Check out the infographic below:
click here for a detailed view.
After reading an article on eConsultancy blog, emphasizing on how brands must remain tactful when offering discounts, I fully agreed on the point that discounts are more often or not, taken as the nuclear option. I cannot fathom how brands would conveniently approach discounts as a quick solution for permanent sales acquisitions. You risk several outcomes depending on how aggressively you throw your discount buffets. To name a few,
“Why bother? It’s going to go on sale by end of the season. We will grab it then.”
Customers tend to take you for GRANTED once they realize discounts will be thrown so easily. For once, you might think discounts are a way to clear your exisiting stocks. While I believe planning an exit strategy is more likely to be your best solution as compared to giving away your products at cheaper pricing, I do admit it enables you to clear old stock. The truth however, is that customers are not as dumb as we think they are and would more likely ‘Camp’ for your discounts. So in this instance, you could revisit the idea of probably liasing with your supplier for a trade in deal. For example, for exisiting stocks that are not cleared, you could probably return them for newer stocks at a percentage of your intake of goods. That way, you clear the stocks for new ones without having to launch unnecessary sales.
“Why the increase in operational costs? And the decrease in profits?”

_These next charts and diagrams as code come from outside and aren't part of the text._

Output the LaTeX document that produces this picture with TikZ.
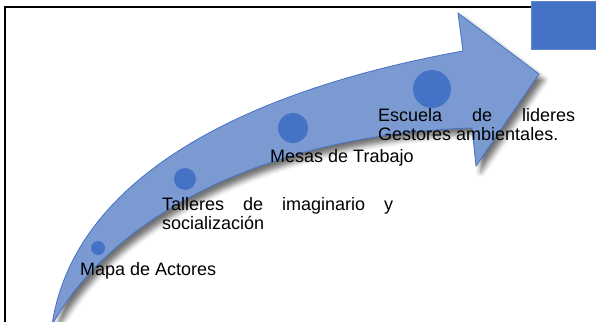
\documentclass[tikz,border=0pt]{standalone}
\usepackage{fontspec}
\setmainfont{Liberation Sans}
\usepackage{xcolor}
\usetikzlibrary{shadows.blur}
\definecolor{hitoblue}{HTML}{4472C4}
\definecolor{flechafill}{RGB}{124,154,210}
\hyphenpenalty=10000
\exhyphenpenalty=10000
\tolerance=10000
\newcommand{\etapafont}{\fontsize{18}{19}\selectfont}

\begin{document}
\begin{tikzpicture}[x=1pt, y=-1pt,
    hito/.style = {circle, fill=hitoblue, inner sep=0pt},
    etapa/.style = {anchor=base west, inner sep=0pt, font=\etapafont}]
    \useasboundingbox (0, 0) rectangle (596, 321);

    % marco y cuadro
    \draw[line width=1.8pt] (5, 330) -- (5, 7) -- (531, 7);
    \draw[hitoblue!85!white, fill=hitoblue] (531, 1) rectangle (600, 49);

    % flecha
    \begin{scope}
        \clip (0, 0) rectangle (596, 321);
        \draw[hitoblue, line width=0.8pt, fill=flechafill,
              blur shadow={shadow xshift=5pt, shadow yshift=-6pt, shadow blur radius=5pt, shadow opacity=55}]
            (52, 325) .. controls (72, 190) and (220, 95) .. (463, 51)
            -- (458, 13) -- (539, 74) -- (476, 166) -- (472, 128)
            .. controls (260, 135) and (110, 220) .. cycle;
    \end{scope}

    \node[hito, minimum size=14pt] (mapa) at (98, 248) {};
    \node[hito, minimum size=22pt] (talleres) at (185, 179) {};
    \node[hito, minimum size=30pt] (mesas) at (293, 128) {};
    \node[hito, minimum size=38pt] (escuela) at (432, 89) {};

    \node[etapa] (tmapa) at (80, 275) {Mapa de Actores};
    \node[etapa, text width=231pt, align=justify] (ttalleres) at (162, 210) {Talleres de imaginario y socialización};
    \node[etapa] (tmesas) at (270, 162) {Mesas de Trabajo};
    \node[etapa, text width=197pt, align=justify] (tescuela) at (378, 121) {Escuela de lideres Gestores ambientales.};
\end{tikzpicture}
\end{document}
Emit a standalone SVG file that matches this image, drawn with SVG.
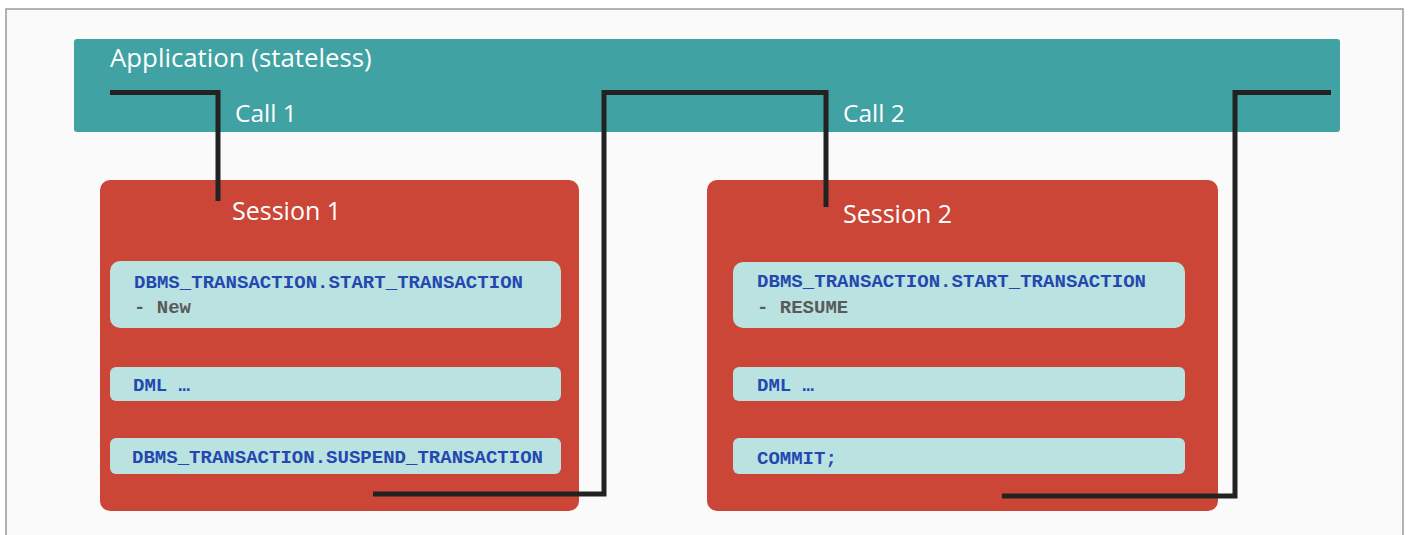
<svg xmlns="http://www.w3.org/2000/svg" width="1409" height="535" viewBox="0 0 1409 535">
<style>
.title{font-family:"Open Sans","Noto Sans",sans-serif;fill:#ffffff;}
.code{font-family:"Liberation Mono","DejaVu Sans Mono",monospace;font-weight:bold;font-size:19px;fill:#2447b0;}
.sub{fill:#5a5a5a;}
.session{fill:#cc4637;}
.step{fill:#b9e2e1;}
.wire{fill:none;stroke:#222222;stroke-width:5;stroke-linejoin:miter;}
</style>
<rect x="0" y="0" width="1409" height="535" fill="#ffffff"/>
<rect x="6" y="9" width="1397" height="540" fill="#fafafa" stroke="#9a9a9a" stroke-width="1.5"/>
<g id="application">
<rect x="74" y="39" width="1266" height="93" rx="3" fill="#40a2a3"/>
<text class="title" x="110" y="67" font-size="25.8">Application (stateless)</text>
<text class="title" x="235" y="122" font-size="24.5">Call 1</text>
<text class="title" x="843" y="122" font-size="24.5">Call 2</text>
</g>
<g id="session1">
<rect class="session" x="100" y="180" width="479" height="331" rx="10"/>
<text class="title" x="232" y="220" font-size="25">Session 1</text>
<g id="s1-start">
<rect class="step" x="110" y="261" width="451" height="67" rx="10"/>
<text class="code" x="134" y="288" textLength="389">DBMS_TRANSACTION.START_TRANSACTION</text>
<text class="code sub" x="134" y="313">- New</text>
</g>
<g id="s1-dml">
<rect class="step" x="110" y="367" width="451" height="34" rx="6"/>
<text class="code" x="133" y="391">DML …</text>
</g>
<g id="s1-suspend">
<rect class="step" x="110" y="438" width="451" height="36" rx="6"/>
<text class="code" x="132" y="463" textLength="411">DBMS_TRANSACTION.SUSPEND_TRANSACTION</text>
</g>
</g>
<g id="session2">
<rect class="session" x="707" y="180" width="511" height="331" rx="10"/>
<text class="title" x="843" y="223" font-size="25">Session 2</text>
<g id="s2-start">
<rect class="step" x="733" y="262" width="452" height="66" rx="10"/>
<text class="code" x="757" y="287" textLength="389">DBMS_TRANSACTION.START_TRANSACTION</text>
<text class="code sub" x="757" y="313">- RESUME</text>
</g>
<g id="s2-dml">
<rect class="step" x="733" y="367" width="452" height="34" rx="6"/>
<text class="code" x="757" y="391">DML …</text>
</g>
<g id="s2-commit">
<rect class="step" x="733" y="438" width="452" height="36" rx="6"/>
<text class="code" x="757" y="464">COMMIT;</text>
</g>
</g>
<g id="connectors">
<polyline class="wire" points="110,92.5 218,92.5 218,201"/>
<polyline class="wire" points="373,494 604,494 604,92.5 826,92.5 826,207"/>
<polyline class="wire" points="1002,496 1235,496 1235,92.5 1331,92.5"/>
</g>
</svg>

The truth is whenever there is an atrium sale, a bazaar sale or a warehouse sale, there are more labor costs incurred. There could also be increase in operational costs if staffs are needed to attend these site clearances and leaving the branches down on man power. Sales would reduce profits at the expense of set up costs for these sales and the lack for labor.

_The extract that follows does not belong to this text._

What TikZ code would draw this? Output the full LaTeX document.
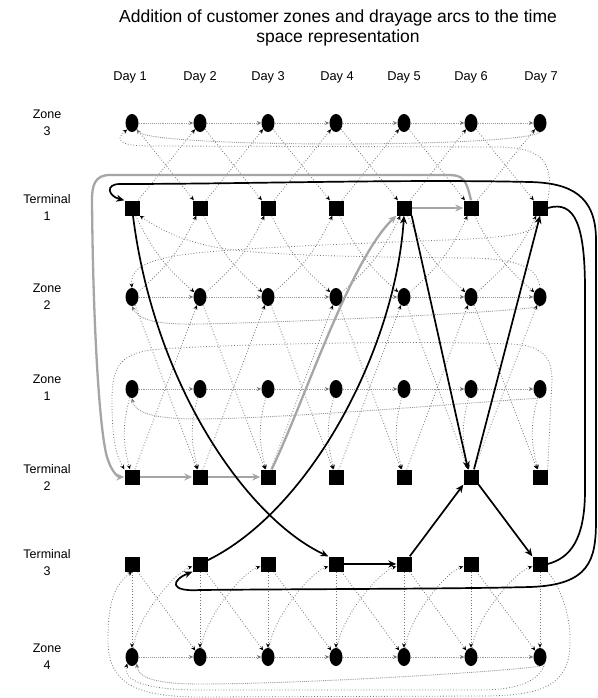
\documentclass[tikz,border=0pt]{standalone}
\usepackage{fontspec}
\setmainfont{Liberation Sans}
\usetikzlibrary{arrows.meta,shapes.geometric,backgrounds}

\begin{document}
\begin{tikzpicture}[x=1pt,y=-1pt,
  zone/.style={ellipse, fill=black, minimum width=13pt, minimum height=18pt, inner sep=0pt},
  term/.style={rectangle, fill=black, minimum size=15pt, inner sep=0pt},
  rowlbl/.style={font=\fontsize{12.5}{17}\selectfont, align=center},
  daylbl/.style={font=\fontsize{12.8}{15}\selectfont},
  darc/.style={draw=black!55, dotted, line width=0.8pt, -{Stealth[length=4.5pt,width=4pt,black]}},
  warc/.style={draw=black!40, densely dotted, line width=0.9pt, -{Stealth[length=4.5pt,width=4pt,black!55]}},
  blk/.style={draw=black, line width=1.7pt, -{Stealth[length=8pt,width=7pt]}},
  gry/.style={draw=black!35, line width=2.3pt, -{Stealth[length=8pt,width=7pt]}}]

\useasboundingbox (0,0) rectangle (597,698);

% title and labels
\node[font=\fontsize{17.5}{19.5}\selectfont, align=center] (title) at (338,28)
  {Addition of customer zones and drayage arcs to the time\\space representation};
\foreach \x [count=\i] in {130,200,268,337,404,471,541}
  \node[daylbl] (day\i) at (\x,77) {Day \i};
\node[rowlbl] (lz3) at (47,123) {Zone\\3};
\node[rowlbl] (lt1) at (47,207) {Terminal\\1};
\node[rowlbl] (lz2) at (47,297) {Zone\\2};
\node[rowlbl] (lz1) at (47,388) {Zone\\1};
\node[rowlbl] (lt2) at (47,477) {Terminal\\2};
\node[rowlbl] (lt3) at (47,563) {Terminal\\3};
\node[rowlbl] (lz4) at (47,657) {Zone\\4};

% customer zones and terminals, one node per day
\foreach \r/\y in {z3/123,z2/297,z1/389,z4/657}
  \foreach \x [count=\i] in {132,200,268,336,404,471,540}
    \node[zone] (\r-\i) at (\x,\y) {};
\foreach \r/\y in {t1/208,t2/477,t3/564}
  \foreach \x [count=\i] in {132,200,268,336,404,471,540}
    \node[term] (\r-\i) at (\x,\y) {};

\begin{scope}[on background layer]
\fill[white] (0,0) rectangle (597,698);

% waiting arcs inside each zone
\foreach \r in {z3,z2,z1,z4}
  \foreach \i in {1,...,6} {
    \pgfmathtruncatemacro\j{\i+1}
    \draw[warc] (\r-\i) -- (\r-\j);
  }

% drayage arcs between consecutive days
\foreach \i in {1,...,6} {
  \pgfmathtruncatemacro\j{\i+1}
  \draw[darc] (z3-\i) -- (t1-\j);
  \draw[darc] (t1-\i) -- (z3-\j);
  \draw[darc] (t1-\i) to[bend right=12] (z2-\j);
  \draw[darc] (z2-\i) to[bend right=12] (t1-\j);
  \draw[darc] (z2-\i) -- (t2-\j);
  \draw[darc] (t2-\i) -- (z2-\j);
  \draw[darc] (t3-\i) -- (z4-\j);
  \draw[darc] (z4-\i) .. controls +(5,-40) and +(-25,8) .. (t3-\j);
}
\foreach \i in {1,...,7} {
  \draw[darc] (z1-\i) to[bend right=15] (t2-\i);
  \draw[darc] (t3-\i) -- (z4-\i);
}

% wrap-around waiting arcs (day 7 back to day 1)
\draw[warc] (z3-7.south) .. controls (520,148) and (150,148) .. (z3-1.south east);
\draw[warc] (z2-7.south) .. controls (520,312) and (300,322) .. (200,324)
  .. controls (150,325) and (138,318) .. (z2-1.south);
\draw[warc] (z1-7.south) .. controls (500,400) and (300,418) .. (200,419)
  .. controls (150,419) and (135,412) .. (z1-1.south);
\draw[warc] (z4-7.south) .. controls (500,672) and (300,684) .. (200,684)
  .. controls (150,684) and (138,676) .. (z4-1.south east);

% wrap-around drayage arcs
\draw[darc] (t1-7.north east) .. controls (555,160) and (540,148) .. (500,147)
  -- (150,146) .. controls (120,146) and (114,140) .. (z3-1.south west);
\draw[darc] (z2-7.north) .. controls (538,268) and (520,259) .. (470,258)
  .. controls (350,257) and (260,255) .. (220,248)
  .. controls (185,242) and (160,230) .. (t1-1.south east);
\draw[darc] (t1-7.south) .. controls (540,232) and (520,236) .. (470,239)
  .. controls (350,244) and (220,248) .. (175,256)
  .. controls (140,262) and (130,272) .. (z2-1.north);
\draw[darc] (t2-7.north east) -- (552,380) .. controls (552,355) and (540,345) .. (510,344)
  .. controls (400,340) and (200,345) .. (150,350)
  .. controls (118,355) and (112,370) .. (112,400)
  .. controls (112,440) and (116,455) .. (t2-1.north west);
\draw[darc] (t3-7.south east) .. controls (570,600) and (573,640) .. (568,660)
  .. controls (560,690) and (530,696) .. (480,696) -- (200,697)
  .. controls (130,697) and (108,680) .. (108,640)
  .. controls (108,600) and (115,585) .. (t3-1.south);
\draw[darc] (z4-7.south east) .. controls (540,680) and (520,690) .. (480,690)
  -- (200,690) .. controls (150,690) and (122,682) .. (z4-1.south west);

% highlighted grey cycle
\draw[gry] (t2-1) -- (t2-2);
\draw[gry] (t2-2) -- (t2-3);
\draw[gry] (t2-3) .. controls (305,400) and (350,260) .. (t1-5.south west);
\draw[gry] (t1-5) -- (t1-6);
\draw[gry] (t1-6.north) .. controls (466,178) and (462,175) .. (448,175) -- (110,175)
  .. controls (95,175) and (92,185) .. (92,200)
  .. controls (93,330) and (100,440) .. (108,460)
  .. controls (112,472) and (118,477) .. (t2-1.west);

% highlighted black cycles
\draw[blk] (t1-1) .. controls (155,390) and (250,520) .. (t3-4.north west);
\draw[blk] (t3-2) .. controls (310,510) and (395,350) .. (t1-5.south);
\draw[blk] (t3-4) -- (t3-5);
\draw[blk] (t3-5) -- (t2-6.south west);
\draw[blk] (t1-5.south east) -- ([xshift=-3pt]t2-6.north);
\draw[blk] ([xshift=3pt]t2-6.north) -- (t1-7.south);
\draw[blk] (t2-6.south east) -- (t3-7.north west);
\draw[draw=black, line width=1.7pt] (t1-7.east) .. controls (575,200) and (585,225) .. (585,290)
  -- (585,490) .. controls (585,540) and (570,558) .. (t3-7.east);
\draw[blk, {Stealth[length=8pt,width=7pt]}-{Stealth[length=8pt,width=7pt]}]
  (t3-2.south west) .. controls (172,580) and (168,592) .. (200,590)
  .. controls (300,589) and (450,589) .. (530,587)
  .. controls (590,585) and (596,560) .. (596,520) -- (596,240)
  .. controls (596,195) and (570,183) .. (530,182)
  .. controls (400,179) and (250,184) .. (120,184)
  .. controls (105,184) and (108,196) .. (t1-1.north west);
\end{scope}
\end{tikzpicture}
\end{document}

“Discounts attract crowds but once the sale is over, the crowds are gone.”
Discounts often built crowds who are curious and cautious spenders. Unless that is the strategy to attract people of this nature, it would be wise to encourage brand conversion through a more reliable and long term measure. Emotional attachment is a robust and reliable marketing strategy. It helps built brand loyalty. With great brand loyalty, the need for discounts would reduce greatly and only needed upon the most strategic instances.
“Discounts are also part of the consumer experience.”

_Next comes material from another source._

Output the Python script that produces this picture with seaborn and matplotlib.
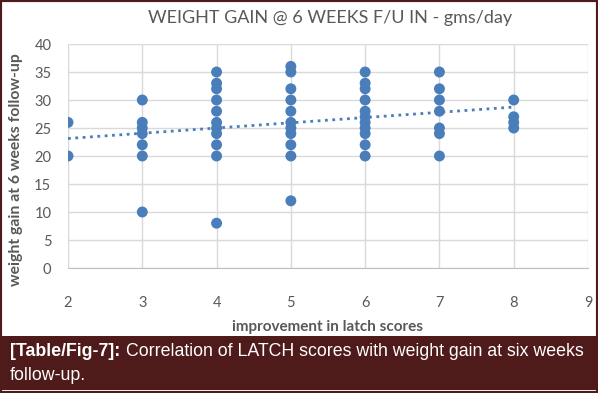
import matplotlib
matplotlib.use("Agg")
import matplotlib.pyplot as plt
import seaborn as sns
import pandas as pd
from matplotlib.patches import Rectangle

# latch score improvement (x) and weight gain gms/day (y)
latch_2 = [26, 20]
latch_3 = [30, 26, 25, 24, 22, 20, 10]
latch_4 = [35, 33, 32, 30, 28, 26, 25, 24, 22, 20, 8]
latch_5 = [36, 35, 32, 30, 28, 26, 25, 24, 22, 20, 12]
latch_6 = [35, 33, 32, 30, 28, 27, 26, 25, 24, 22, 20]
latch_7 = [35, 32, 30, 28, 25, 24, 20]
latch_8 = [30, 27, 26, 25]

scores = [2, 3, 4, 5, 6, 7, 8]
gains = [latch_2, latch_3, latch_4, latch_5, latch_6, latch_7, latch_8]

x_ticks = [2, 3, 4, 5, 6, 7, 8, 9]
y_ticks = [0, 5, 10, 15, 20, 25, 30, 35, 40]

rows = [(s, g) for s, gs in zip(scores, gains) for g in gs]
df = pd.DataFrame(rows, columns=["latch", "gain"])

sns.set_style("white")
plt.rcParams["font.family"] = ["Lato", "DejaVu Sans"]

blue = "#4a7ebb"
grey_txt = "#595959"
maroon = "#4f1a1a"

fig = plt.figure(figsize=(5.98, 3.93), dpi=100)
ax = fig.add_axes([68 / 598, 1 - 268 / 393, 520 / 598, 224 / 393])

sns.regplot(data=df, x="latch", y="gain", scatter=False, ci=None, ax=ax,
            color=blue, line_kws={"linestyle": ":", "linewidth": 2})
sns.scatterplot(data=df, x="latch", y="gain", ax=ax, color=blue, s=62,
                edgecolor="none", zorder=3)

ax.set_xlim(2, 9)
ax.set_ylim(0, 40)
ax.set_xticks(x_ticks)
ax.set_yticks(y_ticks)
ax.grid(True, color="#d9d9d9", linewidth=1)
ax.set_axisbelow(True)
for side in ["left", "right", "top"]:
    ax.spines[side].set_visible(False)
ax.spines["bottom"].set_color("#bfbfbf")
ax.tick_params(axis="both", length=0, labelsize=10.5, labelcolor=grey_txt)
ax.tick_params(axis="x", pad=20)
ax.tick_params(axis="y", pad=12)

ax.set_xlabel("improvement in latch scores", fontsize=11, fontweight="bold",
              color=grey_txt, va="center")
ax.xaxis.set_label_coords(0.5, -0.262)
ax.set_ylabel("weight gain at 6 weeks follow-up", fontsize=11.3,
              fontweight="bold", color=grey_txt, va="center")
ax.yaxis.set_label_coords(-0.1, 0.44)

fig.text(330 / 598, 1 - 18 / 393, "WEIGHT GAIN @ 6 WEEKS F/U IN - gms/day",
         ha="center", va="center", fontsize=13, color=grey_txt)

# caption band
fig.patches.append(Rectangle((0, 3 / 393), 1, 54 / 393, transform=fig.transFigure,
                             facecolor=maroon, edgecolor="none", zorder=0))
fig.patches.append(Rectangle((0, 0), 1, 1, transform=fig.transFigure,
                             facecolor="none", edgecolor=maroon, linewidth=3))

cap_font = ["Liberation Sans Narrow", "Liberation Sans", "DejaVu Sans"]
t1 = fig.text(10 / 598, 1 - 351 / 393, "[Table/Fig-7]:", family=cap_font,
              fontsize=12.8, fontweight="bold", color="white", va="center")
fig.canvas.draw()
bb = t1.get_window_extent(fig.canvas.get_renderer())
fig.text(bb.x1 / fig.bbox.width + 6 / 598, 1 - 351 / 393,
         "Correlation of LATCH scores with weight gain at six weeks",
         family=cap_font, fontsize=12.8, color="white", va="center")
fig.text(10 / 598, 1 - 375 / 393, "follow-up.", family=cap_font,
         fontsize=12.8, color="white", va="center")

fig.savefig("out.png", dpi=100)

You often hear me swearing by the importance of having a great consumer experience. Giving away discounts is also a significant part of the shopping experience. A great shopper marketing technique is to unleash discounts at the right time on the most appropriate occasion that would effectively garner you a customer conversion. If I have to sign up for your newsletter or membership services to be entitled to a limited edition toy, I would gladly do it. To be honest, people are very interested in things that generally rare or hard to get. One of the strategy of great experience is to allow a chance to obtain something through ‘hard work’. This could mean repeat purchases to get something rare. Discounts come in handy because in this case you probably allow giving a way two chances of redeeming the rare toy rather than one chance. You practically do not lose much but yet encourage more sales.
Price is always the most important issue pertaining to purchasing decisions. It is also vital to know the demographics of media usage and the nature of the product itself. Issuing discounts logically and tactically through the right media usage would leverage effective and possible consumer conversion.
The truth is I see discounts as the last very resort. Without giving away a significant margin, you maintain the value of your brand. If you tend to give discounts as much as you love, you might just be giving your brand away.